NENHUMA LÍNGUA É NEUTRA
No cruzamento de geografias e tempos, culturas e línguas, entre a violência colonial e a descoberta do amor, Dionne Brand faz da sua poesia um campo para elaborar uma narrativa própria de mulher negra e diaspórica, e novas maneiras de estar no mundo.
“Em Nenhuma língua é neutra, a poeta Dionne Brand, nascida em Trinidad e Tobago e radicada no Canadá, nos move a ouvir o ‘arrastar de correntes e gongo de cobre’ e os ‘falsetes de chicote’ no sotaque da ilha caribenha, cuja gramática é composta por uma violência colonial incontornável. Porém, se a violência constitui a língua, é por meio da poesia que Brand pode criar um lugar de autodescoberta baseada numa interlocução amorosa e ética com mulheres negras, insinuando outras formas de habitar o mundo.
Nos nove poemas que compõem o livro, Brand constrói um eu-lírico que se apoia na captura fugidia do que é insondável e intraduzível nos termos de um discurso pretensamente neutro, como a risada de uma militante presa que reverbera nos muros de uma prisão ou a revolução que se torna leve nos lábios de uma mulher amada.
Sem deixar de sentir o ‘cheiro árduo, nítido, quebradiço da escravidão’ da terrível beleza da ilha caribenha, Brand fala de um amor por uma praia que é preta, ‘não branca que nem sinhá’, onde ‘suor e doçura’ respingam de mulheres que aprenderam a não chamar a dor de desespero.

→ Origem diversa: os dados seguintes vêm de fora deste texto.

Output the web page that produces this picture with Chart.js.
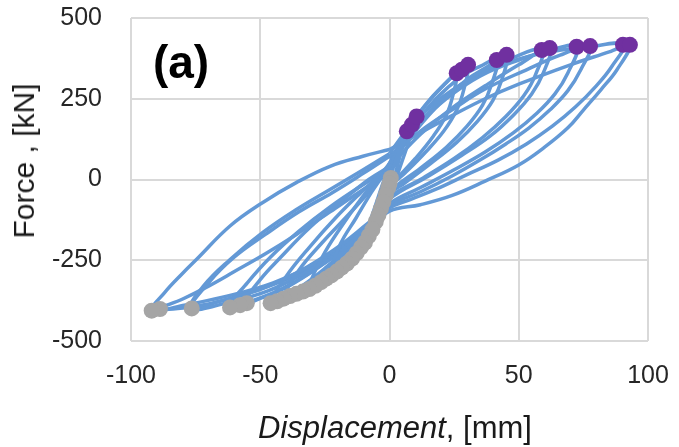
<!DOCTYPE html>
<html><head><meta charset="utf-8">
<script src="https://cdn.jsdelivr.net/npm/chart.js@4/dist/chart.umd.min.js"></script>
<style>
html,body{margin:0;padding:0;background:#fff;}
#wrap{position:relative;width:679px;height:447px;overflow:hidden;font-family:"Liberation Sans",Arial,sans-serif;color:#1a1a1a;}
#c{position:absolute;left:0;top:0;}
.lab{position:absolute;white-space:nowrap;transform:translate(-50%,-50%);}
#yt{left:24px;top:161px;font-size:30px;transform:translate(-50%,-50%) rotate(-90deg);}
#xt{left:395px;top:428px;font-size:31px;}
#pa{left:181px;top:62px;font-size:46px;font-weight:bold;color:#000;}
</style></head>
<body>
<div id="wrap">
<canvas id="c" width="679" height="447"></canvas>
<div class="lab" id="yt">Force , [kN]</div>
<div class="lab" id="xt"><i>Displacement</i>, [mm]</div>
<div class="lab" id="pa">(a)</div>
</div>
<script>
// ---- axis ticks ----
const xTicks = [-100, -50, 0, 50, 100];
const yTicks = [-500, -250, 0, 250, 500];

// ---- hysteresis loops (displacement mm, force kN) ----
const loop1Disp  = [0, 2, 4.5, 6.7, 5, 3, 1, 0, -1.5, -3, -5, -4, -2.5, -1, 0];
const loop1Force = [0, 50, 105, 149, 100, 40, -20, -50, -85, -115, -140, -90, -40, 0, 30];

const loop2Disp  = [0, 3, 6, 8.7, 10.5, 8, 5, 2, 0, -2.5, -5, -8, -10, -7.5, -5, -2.5, 0];
const loop2Force = [30, 90, 140, 170, 195, 130, 60, -10, -55, -100, -145, -180, -200, -130, -70, -10, 40];

const loop3Disp  = [0, 5, 11, 17, 22, 26, 24.5, 22, 17, 10, 3, 0, -4, -9, -15, -20, -23, -19, -13, -7, -2, 0];
const loop3Force = [45, 120, 200, 260, 300, 329, 260, 200, 135, 65, 5, -20, -100, -170, -230, -270, -293, -200, -120, -40, 20, 50];

const loop4Disp  = [0, 6, 13, 20, 26, 30.4, 28.8, 26, 21, 14, 6, 0, -5, -11, -18, -25, -31, -26, -19, -11, -4, 0];
const loop4Force = [50, 140, 220, 285, 330, 355, 280, 215, 150, 85, 20, -25, -110, -180, -250, -300, -334, -240, -150, -60, 10, 40];

const loop5Disp  = [0, 9, 18, 28, 35, 41.5, 39.5, 36, 30, 22, 12, 0, -6, -14, -22, -30, -37, -41, -35, -26, -16, -7, 0];
const loop5Force = [40, 160, 250, 320, 350, 370, 295, 230, 165, 100, 35, -40, -120, -200, -265, -320, -350, -365, -280, -195, -110, -30, 45];

const loop6Disp  = [0, 10, 20, 30, 38, 45.3, 43.5, 40, 34, 26, 16, 6, 0, -7, -16, -25, -34, -41, -46, -40, -31, -21, -11, -3, 0];
const loop6Force = [45, 150, 240, 310, 350, 386, 310, 245, 180, 115, 50, -10, -45, -130, -210, -275, -330, -360, -381, -300, -210, -120, -40, 20, 50];

const loop7Disp  = [0, 10, 22, 35, 47, 58.9, 56.5, 52, 45, 36, 25, 13, 0, -7, -17, -28, -39, -49, -55.9, -50, -42, -31, -19, -8, 0];
const loop7Force = [50, 160, 260, 330, 375, 401, 325, 260, 195, 130, 65, 5, -55, -130, -210, -275, -330, -365, -381, -310, -240, -150, -70, 0, 40];

const loop8Disp  = [0, 12, 24, 37, 50, 62, 59.5, 55, 48, 39, 28, 15, 0, -8, -18, -30, -42, -53, -61.7, -55, -46, -35, -23, -11, 0];
const loop8Force = [40, 140, 220, 290, 355, 407, 330, 265, 200, 135, 75, 10, -60, -140, -215, -285, -340, -375, -392, -320, -240, -160, -85, -20, 35];

const loop9Disp  = [0, 10, 22, 35, 50, 62, 72.4, 69, 64, 57, 48, 37, 25, 12, 0, -9, -20, -33, -47, -62, -76.5, -70, -60, -48, -35, -22, -10, 0];
const loop9Force = [65, 160, 250, 320, 370, 400, 411, 330, 265, 205, 145, 85, 30, -25, -75, -150, -225, -290, -345, -380, -399, -320, -240, -170, -100, -40, 20, 72];

const loop10Disp  = [0, 12, 25, 37, 53.6, 66, 77.6, 74, 69, 62, 54, 45, 35, 24, 12, 0, -9, -21, -35, -50, -65, -77, -72, -62, -49, -36, -23, -10, 0];
const loop10Force = [72, 150, 220, 280, 342, 385, 413, 340, 275, 215, 160, 110, 60, 10, -38, -80, -140, -215, -285, -340, -375, -399, -330, -250, -164, -93, -31, 31, 80];

const loop11Disp  = [0, 8, 18, 30, 45, 60, 77, 90.3, 86, 80, 72, 63, 53, 42, 30, 18, 8, 0, -10, -22, -36, -52, -70, -89, -80, -70, -60, -48, -36, -23, -10, 0];
const loop11Force = [80, 165, 240, 305, 360, 392, 410, 417, 350, 290, 225, 165, 110, 60, 15, -30, -62, -88, -155, -225, -295, -345, -385, -401, -370, -330, -285, -230, -170, -100, -30, 20];

const loop12Disp  = [0, 12, 24, 37, 50, 70, 85, 93, 88, 82, 75, 69, 60, 50, 37, 24, 12, 0, -10, -25, -45, -65, -80, -92, -87, -80, -74.6, -61.7, -49, -35.9, -23, -10.3, 0];
const loop12Force = [93, 145, 197, 250, 295, 355, 395, 417, 340, 280, 215, 160, 100, 45, -5, -50, -78, -98, -165, -245, -320, -365, -390, -406, -350, -290, -247, -144, -71, -9, 41, 72, 93];

// ---- peak markers ----
const posPeakDisp  = [6.7, 8.7, 10.5, 26, 28, 30.4, 41.5, 45.3, 58.9, 62, 72.4, 77.6, 90.3, 93];
const posPeakForce = [149, 170, 195, 329, 340, 355, 370, 386, 401, 407, 411, 413, 417, 417];

const negPeakDisp  = [0.5, 0, -0.5, -1.4, -2.4, -3.3, -4.3, -5.3, -6.6, -8, -9.5, -11, -12.7, -14.5, -16.5, -18.5, -20.4, -22.5, -24.5, -26.5, -28.7, -31, -33.5, -36, -38.5, -41, -43.5, -46, -55.2, -57.8, -61.7, -76.5, -88.8, -92];
const negPeakForce = [5, -12, -26, -48, -70, -90, -111, -130, -155, -175, -195, -210, -228, -245, -260, -273, -285, -297, -307, -318, -329, -339, -347, -354, -361, -369, -377, -383, -383, -389, -396, -399, -401, -406];

const loops = [
  [loop1Disp, loop1Force], [loop2Disp, loop2Force], [loop3Disp, loop3Force],
  [loop4Disp, loop4Force], [loop5Disp, loop5Force], [loop6Disp, loop6Force],
  [loop7Disp, loop7Force], [loop8Disp, loop8Force], [loop9Disp, loop9Force],
  [loop10Disp, loop10Force], [loop11Disp, loop11Force], [loop12Disp, loop12Force]
];
const pts = (xs, ys) => xs.map((x, i) => ({x: x, y: ys[i]}));

const LINE = '#6399D6';
const datasets = [
  {data: pts(posPeakDisp, posPeakForce), showLine: false, pointRadius: 8, pointBackgroundColor: '#7030A0', pointBorderWidth: 0, order: 0},
  {data: pts(negPeakDisp, negPeakForce), showLine: false, pointRadius: 8, pointBackgroundColor: '#A5A5A5', pointBorderWidth: 0, order: 0}
];
loops.forEach(l => datasets.push({
  data: pts(l[0], l[1]), showLine: true, borderColor: LINE, borderWidth: 3.5,
  pointRadius: 0, tension: 0.4, fill: false, order: 1
}));

const tickFont = {family: '"Liberation Sans", Arial, sans-serif', size: 25};
new Chart(document.getElementById('c'), {
  type: 'scatter',
  data: {datasets: datasets},
  options: {
    responsive: false, animation: false,
    layout: {padding: {top: 18, right: 31, left: 0, bottom: 0}},
    plugins: {legend: {display: false}, tooltip: {enabled: false}},
    scales: {
      x: {
        type: 'linear', min: xTicks[0], max: xTicks[xTicks.length - 1],
        afterBuildTicks: s => { s.ticks = xTicks.map(v => ({value: v})); },
        afterFit: s => { s.height = 106; s.paddingLeft = 0; s.paddingRight = 0; },
        ticks: {font: tickFont, color: '#262626', padding: 20, maxRotation: 0},
        grid: {color: '#D9D9D9', lineWidth: 2, drawTicks: false},
        border: {display: false}
      },
      y: {
        type: 'linear', min: yTicks[0], max: yTicks[yTicks.length - 1],
        afterBuildTicks: s => { s.ticks = yTicks.map(v => ({value: v})); },
        afterFit: s => { s.width = 131; s.paddingTop = 0; s.paddingBottom = 0; },
        ticks: {font: tickFont, color: '#262626', padding: 29},
        grid: {color: '#D9D9D9', lineWidth: 2, drawTicks: false},
        border: {display: false}
      }
    }
  }
});
</script>
</body></html>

Nesse processo, Brand demonstra como a língua oferece a possibilidade de tentar “imaginar um mar que não sangrasse” e, ao mesmo tempo, olhar as incontidas e transbordantes lágrimas de mulheres pretas demais chorando. E, navegando nessas águas cheias de conchas e grilhões, a poeta pode, como no último poema, pensar em envelhecer ao lado de outra mulher, cujo hálito em sua bochecha anuncia outro futuro, quando a língua, além de não ser neutra, pode ser puro mel e correr como as águas de Oxum.”
Fernanda Silva e Sousa
Tradução Lubi Prates e Jade Medeiros
Posfácio tatiana nascimento
SOBRE A AUTORA
Dionne Brand é poeta, ensaísta, romancista e documentarista nascida em Trinidad e Tobago, em 1953, e radicada no Canadá. É autora de mais de vinte livros e recebeu diversos prêmios, entre eles, o Toronto Book Award (2006 e 2019), o Blue Metropolis Violet Prize, o OCM Bocas Prize de ficção e o Windham-Campbell Prize de ficção em 2021. Em 2017, Brand foi nomeada para a Ordem do Canadá. De sua autoria, a Bazar do Tempo vai publicar ainda Pão tirado de pedra (2023), uma coletânea de ensaios.